═══ Information provided
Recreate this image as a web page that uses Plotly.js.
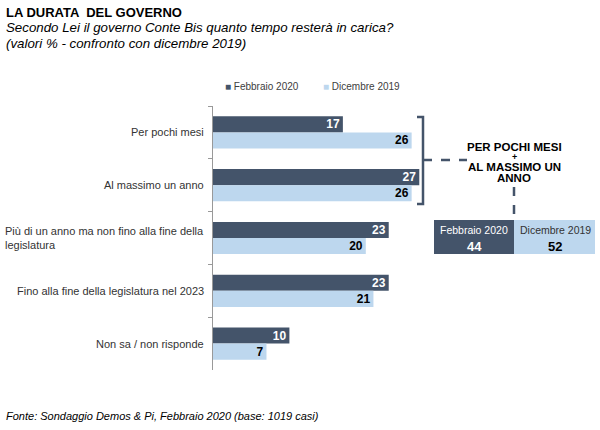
<!DOCTYPE html>
<html>
<head>
<meta charset="utf-8">
<script src="https://cdn.plot.ly/plotly-3.0.1.min.js"></script>
<style>
  html, body { margin: 0; padding: 0; background: #fff; }
  #chart { width: 600px; height: 430px; }
</style>
</head>
<body>
<div id="chart"></div>
<script>
/*
! Dati
*/
var categorie = [
  'Per pochi mesi',
  'Al massimo un anno',
  'Più di un anno ma non fino alla fine della<br>legislatura',
  'Fino alla fine della legislatura nel 2023',
  'Non sa / non risponde'
];
var febbraio2020 = [17, 27, 23, 23, 10];
var dicembre2019 = [26, 26, 20, 21, 7];
var serie = ['Febbraio 2020', 'Dicembre 2019'];

// somma "per pochi mesi" + "al massimo un anno"
var totFeb = febbraio2020[0] + febbraio2020[1];
var totDic = dicembre2019[0] + dicembre2019[1];

/*
! Layout helpers (pixel -> paper)
*/
var scuro = '#44546a';
var chiaro = '#bdd7ee';
var font = 'Arial, "Liberation Sans", sans-serif';
var W = 600, H = 430, L = 213, R = 5, T = 106, B = 60;
function px(x) { return (x - L) / (W - L - R); }
function py(y) { return (H - B - y) / (H - T - B); }

var traces = [
  {
    name: serie[0],
    type: 'bar',
    orientation: 'h',
    y: categorie,
    x: febbraio2020,
    marker: { color: scuro },
    texttemplate: '<b>%{x}</b>',
    textposition: 'inside',
    insidetextanchor: 'end',
    textangle: 0,
    constraintext: 'none',
    textfont: { color: '#ffffff', size: 12, family: font },
    hoverinfo: 'none'
  },
  {
    name: serie[1],
    type: 'bar',
    orientation: 'h',
    y: categorie,
    x: dicembre2019,
    marker: { color: chiaro },
    texttemplate: '<b>%{x}</b>',
    textposition: 'inside',
    insidetextanchor: 'end',
    textangle: 0,
    constraintext: 'none',
    textfont: { color: '#000000', size: 12, family: font },
    hoverinfo: 'none'
  }
];

var annotations = [
  { text: '<b>LA DURATA  DEL GOVERNO</b>', x: px(4), y: py(3), xanchor: 'left', yanchor: 'top',
    font: { size: 13, color: '#000' } },
  { text: '<i>Secondo Lei il governo Conte Bis quanto tempo resterà in carica?</i>', x: px(4), y: py(18), xanchor: 'left', yanchor: 'top',
    font: { size: 13.3, color: '#000' } },
  { text: '<i>(valori % - confronto con dicembre 2019)</i>', x: px(4), y: py(34), xanchor: 'left', yanchor: 'top',
    font: { size: 13.3, color: '#000' } },
  { text: '<i>Fonte: Sondaggio Demos & Pi, Febbraio 2020 (base: 1019 casi)</i>', x: px(4), y: py(416), xanchor: 'left', yanchor: 'middle',
    font: { size: 11, color: '#000' } },
  // legenda
  { text: '<span style="color:' + scuro + '">■</span> ' + serie[0], x: px(223), y: py(86), xanchor: 'left', yanchor: 'middle',
    font: { size: 10, color: '#404040' } },
  { text: '<span style="color:' + chiaro + '">■</span> ' + serie[1], x: px(321), y: py(86), xanchor: 'left', yanchor: 'middle',
    font: { size: 10, color: '#404040' } },
  // testo centrale
  { text: '<b>PER POCHI MESI</b>', x: px(514), y: py(147), xanchor: 'center', yanchor: 'middle', font: { size: 11.5, color: '#000' } },
  { text: '<b>+</b>', x: px(514), y: py(157), xanchor: 'center', yanchor: 'middle', font: { size: 9, color: '#000' } },
  { text: '<b>AL MASSIMO UN</b>', x: px(514), y: py(167), xanchor: 'center', yanchor: 'middle', font: { size: 11.5, color: '#000' } },
  { text: '<b>ANNO</b>', x: px(514), y: py(178), xanchor: 'center', yanchor: 'middle', font: { size: 11.5, color: '#000' } },
  // box totali
  { text: serie[0], x: px(474), y: py(230), xanchor: 'center', yanchor: 'middle', font: { size: 10.5, color: '#fff' } },
  { text: '<b>' + totFeb + '</b>', x: px(474), y: py(246), xanchor: 'center', yanchor: 'middle', font: { size: 13, color: '#fff' } },
  { text: serie[1], x: px(555), y: py(230), xanchor: 'center', yanchor: 'middle', font: { size: 10.5, color: '#333' } },
  { text: '<b>' + totDic + '</b>', x: px(555), y: py(246), xanchor: 'center', yanchor: 'middle', font: { size: 13, color: '#000' } }
];

// etichette categorie (allineate a sinistra su più righe)
categorie.forEach(function (c) {
  annotations.push({
    text: c, xref: 'paper', yref: 'y', x: px(206), y: c,
    xanchor: 'right', yanchor: 'middle', align: 'left',
    font: { size: 11, color: '#333' }
  });
});
annotations.forEach(function (a) {
  if (!a.xref) a.xref = 'paper';
  if (!a.yref) a.yref = 'paper';
  a.showarrow = false;
});

var linea = { color: scuro, width: 2.5 };
var tratteggio = { color: scuro, width: 2.5, dash: 'dash' };
var shapes = [
  // parentesi
  { type: 'path', path: 'M' + px(417) + ',' + py(117) + ' L' + px(423) + ',' + py(117) + ' L' + px(423) + ',' + py(204) + ' L' + px(417) + ',' + py(204),
    line: linea },
  { type: 'line', x0: px(423), x1: px(467), y0: py(160), y1: py(160), line: tratteggio },
  { type: 'line', x0: px(514), x1: px(514), y0: py(187), y1: py(219), line: tratteggio },
  // box
  { type: 'rect', x0: px(434), x1: px(514), y0: py(220), y1: py(254), fillcolor: scuro, line: { width: 0 } },
  { type: 'rect', x0: px(514), x1: px(595), y0: py(220), y1: py(254), fillcolor: chiaro, line: { width: 0 } }
];
shapes.forEach(function (s) { s.xref = 'paper'; s.yref = 'paper'; s.layer = 'above'; });

var layout = {
  width: W,
  height: H,
  margin: { l: L, r: R, t: T, b: B },
  paper_bgcolor: '#fff',
  plot_bgcolor: '#fff',
  font: { family: font, size: 11, color: '#333' },
  barmode: 'group',
  bargap: 0.39,
  bargroupgap: 0,
  showlegend: false,
  xaxis: { range: [0, 50], visible: false, fixedrange: true },
  yaxis: {
    type: 'category',
    range: [4.5, -0.5],
    showticklabels: false,
    ticks: 'outside',
    tickson: 'boundaries',
    ticklen: 4,
    tickcolor: '#999',
    showline: true,
    linecolor: '#999',
    linewidth: 1,
    showgrid: false,
    zeroline: false,
    fixedrange: true
  },
  annotations: annotations,
  shapes: shapes
};

Plotly.newPlot('chart', traces, layout, { displayModeBar: false, staticPlot: true });
</script>
</body>
</html>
══════
* _Task to complete_: Pictures stay out. Print the data exactly, from its first line through the line containing "return (H - B".

* _Answer for this exercise_:
Recreate this image as a web page that uses Plotly.js.
<!DOCTYPE html>
<html>
<head>
<meta charset="utf-8">
<script src="https://cdn.plot.ly/plotly-3.0.1.min.js"></script>
<style>
  html, body { margin: 0; padding: 0; background: #fff; }
  #chart { width: 600px; height: 430px; }
</style>
</head>
<body>
<div id="chart"></div>
<script>
/*
! Dati
*/
var categorie = [
  'Per pochi mesi',
  'Al massimo un anno',
  'Più di un anno ma non fino alla fine della<br>legislatura',
  'Fino alla fine della legislatura nel 2023',
  'Non sa / non risponde'
];
var febbraio2020 = [17, 27, 23, 23, 10];
var dicembre2019 = [26, 26, 20, 21, 7];
var serie = ['Febbraio 2020', 'Dicembre 2019'];

// somma "per pochi mesi" + "al massimo un anno"
var totFeb = febbraio2020[0] + febbraio2020[1];
var totDic = dicembre2019[0] + dicembre2019[1];

/*
! Layout helpers (pixel -> paper)
*/
var scuro = '#44546a';
var chiaro = '#bdd7ee';
var font = 'Arial, "Liberation Sans", sans-serif';
var W = 600, H = 430, L = 213, R = 5, T = 106, B = 60;
function px(x) { return (x - L) / (W - L - R); }
function py(y) { return (H - B - y) / (H - T - B); }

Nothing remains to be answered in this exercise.